O espetáculo predominantemente acrobático surpreende o público com técnicas aéreas quais, corda, tecido, trapézio e quadrante, destacando também números de contorção, malabarismo, acrobacia de solo, equilibrismo e entradas cômicas.

Os artistas que interpretam, de maneira performática, jovens inseridos num contexto urbano, mostram ao público momentos felizes e complicados da vida do dia-a-dia: desde as tarefas diárias ao momento de se despertar, às dificuldades encontradas no uso do transporte coletivo, momentos de socialização, lazer, assim como situações de reflexão e embate.

Os números circenses são inseridos numa estrutura narrativa, mas não estritamente sequencial, dando espaço a cenas de introdução que se destacam pela teatralidade. Objetos são ressignificados em cena: uma corda de acrobacia aérea se torna simbolicamente um estopim e bancos para sentar são utilizados como instrumentos para realizar números de malabarismo em grupo.

Os elementos cenográfico desempenham muitos papeis até se tornarem, em casos pontuais, instrumentos musicais tocados com pertinência e propriedade, dando um suporte cênico à musica ao vivo que interage com a sonoplastia e música eletrônica.

A quase totalidade das cenas, ao propor um grande número de artistas no picadeiro, frisa a intencionalidade de destacar o indivíduo no social e propor o momento do espetáculo como uma experiência coletiva vivenciada pelos artistas.

Não se pode evitar de apontar números que colaboram de maneira marcante para a produzir a tensão do espectador, como o de monociclo, no qual a artista ocupa a cena tocando a música “brasileirinho” se equilibrando num monociclo girafa de aproximadamente dois metro de altura, ou o numero de báscula, no qual os acrobatas realizam saltos de alto risco.

O conjunto da obra encontra o seu caminho ao se aproximar e distanciar do tema central que é o embate entre o fiscal de renda e os integrantes da própria Escola Picolino, os quais, ao responderam às provocações do fiscal que pretende multar a instituição e interditar o espetáculo, indicam as justificativas de suas ações que, além de terem finalidades artísticas, visam propor ações sociais para mudanças na realidade objetiva.

Os números circenses, de maneira crescente, alcançam o momento máximo da performance para finalizar num desfecho criado com muita propriedade e dialogam continuamente com os elementos técnicos do espetáculo, dando ênfase, de maneira não unívoca, ao diálogo com a luz, os figurinos, a música ao vivo e os elementos cenográficos.

O espaço cênico é um picadeiro de forma quadrada, ao redor do qual o público se dispõe em semi-arena em arquibancadas fixas, que, pela amplitude proporcionada também pela lona circense de dois mastros que constitui o circo, permitem ao publico de apreciar de maneira confortável o espetáculo, que, apesar de ser estruturado segundo uma concepção predominantemente frontal, agrada o público indistintamente do ângulo de observação.

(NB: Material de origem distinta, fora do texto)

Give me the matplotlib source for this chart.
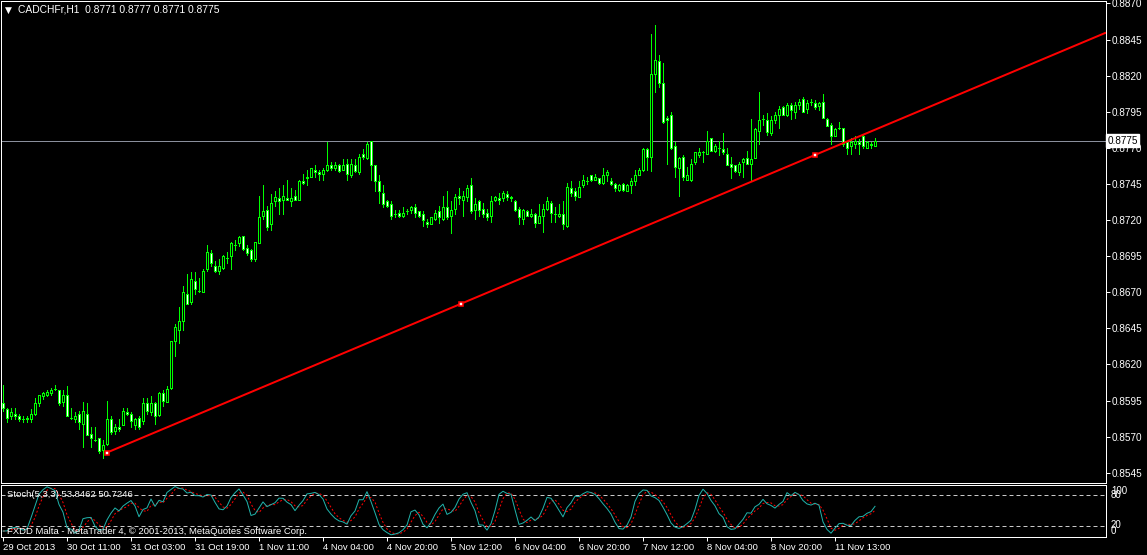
import numpy as np
import pandas as pd
import matplotlib
matplotlib.use("Agg")
import matplotlib.pyplot as plt
import matplotlib.transforms as mtransforms

plt.rcParams["font.family"] = ["Liberation Sans", "DejaVu Sans"]

# hourly CADCHF bars, prices in 1e-4 units
opens = [
    8593, 8589, 8584, 8586, 8584, 8582, 8582, 8582, 8586, 8593, 8598, 8599, 8600, 8603, 8602, 8594,
    8599, 8583, 8582, 8586, 8579, 8586, 8572, 8568, 8569, 8561, 8565, 8582, 8574, 8577, 8578, 8587,
    8586, 8578, 8583, 8581, 8593, 8587, 8593, 8585, 8600, 8594, 8604, 8636, 8644, 8650, 8669, 8663,
    8678, 8671, 8670, 8686, 8697, 8688, 8685, 8687, 8694, 8695, 8703, 8704, 8709, 8701, 8699, 8693,
    8704, 8723, 8727, 8717, 8733, 8735, 8734, 8735, 8733, 8737, 8734, 8747, 8749, 8750, 8755, 8753,
    8752, 8755, 8758, 8756, 8758, 8755, 8759, 8751, 8758, 8753, 8766, 8763, 8775, 8758, 8747, 8739,
    8733, 8731, 8724, 8725, 8723, 8726, 8727, 8729, 8726, 8724, 8719, 8717, 8721, 8726, 8721, 8729,
    8723, 8728, 8737, 8734, 8736, 8744, 8727, 8733, 8728, 8725, 8723, 8734, 8735, 8735, 8738, 8735,
    8733, 8728, 8721, 8726, 8723, 8724, 8718, 8723, 8728, 8732, 8724, 8723, 8724, 8716, 8742, 8740,
    8736, 8744, 8747, 8751, 8748, 8749, 8746, 8751, 8747, 8745, 8741, 8745, 8740, 8744, 8747, 8751,
    8755, 8769, 8764, 8821, 8830, 8815, 8791, 8793, 8771, 8756, 8764, 8748, 8748, 8760, 8765, 8767,
    8766, 8777, 8768, 8770, 8769, 8766, 8759, 8758, 8753, 8760, 8763, 8759, 8763, 8782, 8790, 8789,
    8780, 8789, 8793, 8798, 8793, 8800, 8795, 8800, 8804, 8797, 8802, 8801, 8799, 8802, 8790, 8786,
    8778, 8784, 8784, 8774, 8771, 8773, 8774, 8778, 8770, 8773, 8771,
]
highs = [
    8606, 8590, 8590, 8590, 8586, 8584, 8584, 8589, 8597, 8599, 8601, 8602, 8604, 8606, 8602, 8602,
    8605, 8590, 8587, 8588, 8594, 8593, 8577, 8577, 8569, 8568, 8595, 8584, 8579, 8582, 8590, 8590,
    8587, 8583, 8584, 8597, 8597, 8598, 8594, 8601, 8602, 8605, 8636, 8648, 8660, 8674, 8683, 8684,
    8684, 8680, 8686, 8703, 8699, 8692, 8693, 8696, 8698, 8705, 8706, 8709, 8709, 8703, 8700, 8705,
    8737, 8744, 8730, 8738, 8740, 8742, 8744, 8748, 8742, 8741, 8748, 8752, 8755, 8756, 8758, 8755,
    8756, 8774, 8760, 8760, 8759, 8762, 8762, 8762, 8762, 8766, 8769, 8774, 8775, 8758, 8751, 8744,
    8734, 8733, 8727, 8727, 8729, 8728, 8730, 8731, 8726, 8726, 8721, 8722, 8727, 8730, 8737, 8740,
    8733, 8738, 8742, 8740, 8744, 8749, 8735, 8734, 8732, 8728, 8737, 8737, 8739, 8740, 8740, 8737,
    8734, 8729, 8728, 8727, 8728, 8725, 8731, 8731, 8736, 8733, 8729, 8731, 8733, 8746, 8747, 8742,
    8747, 8751, 8750, 8751, 8752, 8749, 8756, 8755, 8749, 8746, 8745, 8746, 8745, 8749, 8755, 8756,
    8770, 8770, 8849, 8855, 8834, 8829, 8792, 8795, 8774, 8764, 8765, 8757, 8762, 8767, 8770, 8768,
    8782, 8777, 8773, 8775, 8780, 8770, 8764, 8758, 8760, 8763, 8768, 8790, 8784, 8809, 8793, 8794,
    8792, 8795, 8799, 8799, 8801, 8801, 8802, 8804, 8805, 8803, 8804, 8803, 8802, 8807, 8791, 8787,
    8784, 8788, 8784, 8775, 8777, 8778, 8776, 8779, 8775, 8774, 8777,
]
lows = [
    8588, 8580, 8582, 8582, 8581, 8580, 8580, 8580, 8585, 8591, 8596, 8598, 8599, 8602, 8592, 8591,
    8584, 8582, 8580, 8575, 8563, 8571, 8563, 8567, 8559, 8555, 8564, 8572, 8572, 8574, 8578, 8585,
    8577, 8575, 8575, 8579, 8586, 8585, 8579, 8584, 8591, 8594, 8603, 8626, 8635, 8644, 8662, 8662,
    8669, 8670, 8670, 8685, 8688, 8684, 8683, 8686, 8690, 8686, 8699, 8702, 8699, 8696, 8692, 8692,
    8704, 8721, 8713, 8713, 8730, 8724, 8724, 8734, 8730, 8734, 8734, 8745, 8744, 8750, 8750, 8748,
    8748, 8754, 8755, 8755, 8753, 8755, 8748, 8750, 8753, 8752, 8762, 8762, 8748, 8740, 8732, 8729,
    8729, 8721, 8722, 8722, 8722, 8724, 8725, 8722, 8722, 8716, 8715, 8717, 8720, 8718, 8720, 8721,
    8711, 8724, 8731, 8723, 8733, 8725, 8721, 8723, 8722, 8720, 8719, 8733, 8731, 8733, 8734, 8733,
    8726, 8717, 8717, 8723, 8722, 8715, 8718, 8712, 8727, 8719, 8719, 8722, 8714, 8715, 8737, 8734,
    8736, 8743, 8745, 8747, 8748, 8745, 8745, 8747, 8744, 8740, 8740, 8740, 8740, 8739, 8744, 8751,
    8754, 8755, 8754, 8809, 8812, 8787, 8759, 8769, 8750, 8737, 8748, 8748, 8747, 8759, 8764, 8760,
    8766, 8768, 8767, 8765, 8766, 8758, 8749, 8753, 8751, 8750, 8759, 8747, 8763, 8773, 8786, 8779,
    8779, 8787, 8784, 8793, 8792, 8790, 8791, 8797, 8795, 8794, 8800, 8797, 8796, 8791, 8785, 8773,
    8778, 8783, 8771, 8766, 8766, 8770, 8766, 8770, 8770, 8770, 8771,
]
closes = [
    8590, 8583, 8587, 8584, 8582, 8582, 8583, 8586, 8593, 8599, 8600, 8601, 8602, 8603, 8593, 8599,
    8584, 8583, 8584, 8580, 8588, 8571, 8569, 8568, 8560, 8564, 8582, 8573, 8577, 8575, 8588, 8586,
    8581, 8582, 8577, 8593, 8588, 8593, 8584, 8600, 8595, 8603, 8636, 8646, 8650, 8670, 8662, 8679,
    8672, 8671, 8685, 8698, 8690, 8685, 8688, 8695, 8694, 8704, 8703, 8708, 8700, 8697, 8693, 8705,
    8722, 8726, 8715, 8732, 8736, 8733, 8737, 8734, 8735, 8734, 8747, 8746, 8750, 8756, 8753, 8752,
    8755, 8758, 8756, 8758, 8754, 8758, 8752, 8759, 8754, 8764, 8764, 8773, 8758, 8747, 8740, 8731,
    8730, 8723, 8724, 8723, 8725, 8726, 8729, 8725, 8723, 8720, 8717, 8722, 8725, 8722, 8729, 8722,
    8727, 8736, 8735, 8737, 8742, 8726, 8731, 8727, 8724, 8722, 8733, 8736, 8734, 8739, 8736, 8736,
    8727, 8722, 8727, 8723, 8724, 8718, 8723, 8728, 8733, 8725, 8724, 8724, 8717, 8743, 8739, 8737,
    8743, 8748, 8747, 8748, 8750, 8746, 8751, 8753, 8745, 8742, 8744, 8741, 8744, 8747, 8751, 8755,
    8769, 8764, 8821, 8831, 8815, 8788, 8789, 8770, 8757, 8763, 8750, 8751, 8759, 8767, 8767, 8767,
    8775, 8768, 8771, 8770, 8767, 8758, 8757, 8754, 8759, 8762, 8759, 8762, 8783, 8789, 8790, 8781,
    8789, 8793, 8797, 8793, 8800, 8796, 8800, 8802, 8795, 8801, 8802, 8798, 8801, 8791, 8785, 8778,
    8783, 8784, 8773, 8770, 8774, 8775, 8773, 8771, 8774, 8772, 8775,
]

time_labels = ["29 Oct 2013", "30 Oct 11:00", "31 Oct 03:00", "31 Oct 19:00", "1 Nov 11:00",
               "4 Nov 04:00", "4 Nov 20:00", "5 Nov 12:00", "6 Nov 04:00", "6 Nov 20:00",
               "7 Nov 12:00", "8 Nov 04:00", "8 Nov 20:00", "11 Nov 13:00"]
bars_per_label = 16
price_ticks = [0.8870, 0.8845, 0.8820, 0.8795, 0.8770, 0.8745, 0.8720, 0.8695,
               0.8670, 0.8645, 0.8620, 0.8595, 0.8570, 0.8545]
bid = 0.8775
trend_bars = [26, 203]
trend_prices = [0.85590, 0.87651]
stoch_levels = [20, 80]
header = "CADCHFr,H1  0.8771 0.8777 0.8771 0.8775"
stoch_title = "Stoch(5,3,3) 53.8462 50.7246"
copyright_text = "FXDD Malta - MetaTrader 4, \u00a9 2001-2013, MetaQuotes Software Corp."

o = np.array(opens) / 1e4
h = np.array(highs) / 1e4
l = np.array(lows) / 1e4
c = np.array(closes) / 1e4
h = np.maximum(h, np.maximum(o, c))
l = np.minimum(l, np.minimum(o, c))
x = np.arange(len(c))

# stochastic 5,3,3
hh = pd.Series(h).rolling(5, min_periods=1).max()
ll = pd.Series(l).rolling(5, min_periods=1).min()
num = (pd.Series(c) - ll).rolling(3, min_periods=1).sum()
den = (hh - ll).rolling(3, min_periods=1).sum()
k_line = 100 * num / den
d_line = k_line.rolling(3, min_periods=1).mean()

W, H = 1147, 555
PX = 72 / 100  # one pixel in points
LIME = "#00ff00"

fig = plt.figure(figsize=(W / 100, H / 100), dpi=100, facecolor="black")


def px_axes(x0, y0, x1, y1):
    a = fig.add_axes([x0 / W, 1 - y1 / H, (x1 - x0) / W, (y1 - y0) / H])
    a.set_facecolor("black")
    for s in a.spines.values():
        s.set_color("white")
        s.set_linewidth(PX)
    return a


ax = px_axes(1, 1, 1106, 483)
ax2 = px_axes(1, 485, 1106, 537)

xmax = -0.5 + 1105 / 4
for a in (ax, ax2):
    a.set_xlim(-0.5, xmax)

ax.set_ylim(0.887171, 0.853792)
ax.invert_yaxis()
ax2.set_ylim(-0.4, 100.25)

# candles
ax.vlines(x, l, h, color=LIME, linewidth=PX, antialiased=False, zorder=2)
bull = c >= o
body_lo = np.minimum(o, c)
body_h = np.maximum(np.abs(c - o), 1e-7)
ax.bar(x, body_h, bottom=body_lo, width=0.5,
       color=np.where(bull, "black", "white"), edgecolor=LIME,
       linewidth=PX, antialiased=False, zorder=3)

# bid line
ax.axhline(bid, color="#8a8f9c", linewidth=PX, zorder=1)

# trend line (ray to the right edge)
slope = (trend_prices[1] - trend_prices[0]) / (trend_bars[1] - trend_bars[0])
ax.plot([trend_bars[0], xmax], [trend_prices[0], trend_prices[0] + slope * (xmax - trend_bars[0])],
        color="red", linewidth=2 * PX, zorder=4, solid_capstyle="butt")
mid_bar = (trend_bars[0] + trend_bars[1]) / 2
mid_price = (trend_prices[0] + trend_prices[1]) / 2
ax.plot([trend_bars[0], mid_bar, trend_bars[1]], [trend_prices[0], mid_price, trend_prices[1]],
        linestyle="none", marker="s", markersize=5 * PX, markerfacecolor="white",
        markeredgecolor="red", markeredgewidth=1.6 * PX, zorder=5)

# price axis on the right
ax.yaxis.tick_right()
ax.set_yticks(price_ticks)
ax.set_yticklabels([f"{p:.4f}" for p in price_ticks])
ax.tick_params(axis="y", colors="white", labelsize=7.2, length=4 * PX, width=PX, pad=2 * PX)
ax.set_xticks([])
ax.text(1.0 + 1.5 / 1105, bid, f"{bid:.4f}", transform=mtransforms.blended_transform_factory(ax.transAxes, ax.transData),
        fontsize=7.2, color="black", va="center", ha="left", zorder=10,
        bbox=dict(boxstyle="square,pad=0.12", facecolor="white", edgecolor="white"))

# stochastic panel
ax2.plot(x, k_line, color="#20b2aa", linewidth=PX, zorder=3)
ax2.plot(x, d_line, color="red", linewidth=PX, linestyle=(0, (2, 2)), zorder=2)
for lvl in stoch_levels:
    ax2.axhline(lvl, color="#c8c8c8", linewidth=PX, linestyle=(0, (4, 3)), zorder=1)
ax2.set_yticks([])
tr2 = mtransforms.blended_transform_factory(ax2.transAxes, ax2.transData)
for val, pos in [(100, 88), (80, 80), (20, 22), (0, 11)]:
    ax2.text(1.0 + 5 / 1105, pos, str(val), transform=tr2, fontsize=7, color="white",
             va="center", ha="left")

tick_bars = np.arange(len(time_labels)) * bars_per_label
ax2.set_xticks(tick_bars)
ax2.set_xticklabels(time_labels)
ax2.tick_params(axis="x", colors="white", labelsize=6.8, length=4 * PX, width=PX, pad=2 * PX)
for lab in ax2.get_xticklabels():
    lab.set_horizontalalignment("left")

ax2.text(6 / 1105, 81, stoch_title, transform=tr2, fontsize=6.8, color="white", va="center")
ax2.text(6 / 1105, 11, copyright_text, transform=tr2, fontsize=6.8, color="white", va="center")

# header
fig.text(5 / W, 1 - 10 / H, "\u25bc", fontsize=6.5, color="white", va="center", family="DejaVu Sans")
fig.text(18 / W, 1 - 10 / H, header, fontsize=7.4, color="white", va="center")

fig.savefig("out.png", dpi=100, facecolor="black")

O caráter anti-ilusionista proposto ao deixar os aparelhos em vista e inclur na própria ação cênica a intervenção de barreiras e contrarregras, interessa o público que pode perceber com clareza o risco presente nas diversas técnicas propostas, e aproxima a narrativa encenada à vida real do artista. Do outro lado, o risco em cena não é subestimado pelos próprios artistas que utilizam equipamentos de segurança adequados, em conformidade com as peculiaridades de cada técnica.

É interessante observar a inclusão, não apenas de diálogos entre personagem, mas também a presença de poesias, podendo se destacar textos de Maiakowsy e Santana.

Numerosas cenas evidenciam também o intenso trabalho coreográfico desenvolvido no processo de criação, o qual colabora de maneira determinante para influenciar o ritmo do espetáculo, permitindo despertar o interesse do público ao longo de toda a apresentação.

Cenascotidianas@circ.pic é um espetáculo para pessoas de todas as idades, no qual os mais jovens ficam surpreendidos pelas evoluções e virtuosismos realizados pelos artistas, ao mesmo tempo em que os adultos são atraídos, não apenas pelos números circenses, mas pelo tema discutido em cena e pelos aspectos dramatúrgicos que levam a refletir sobre nossa sociedade.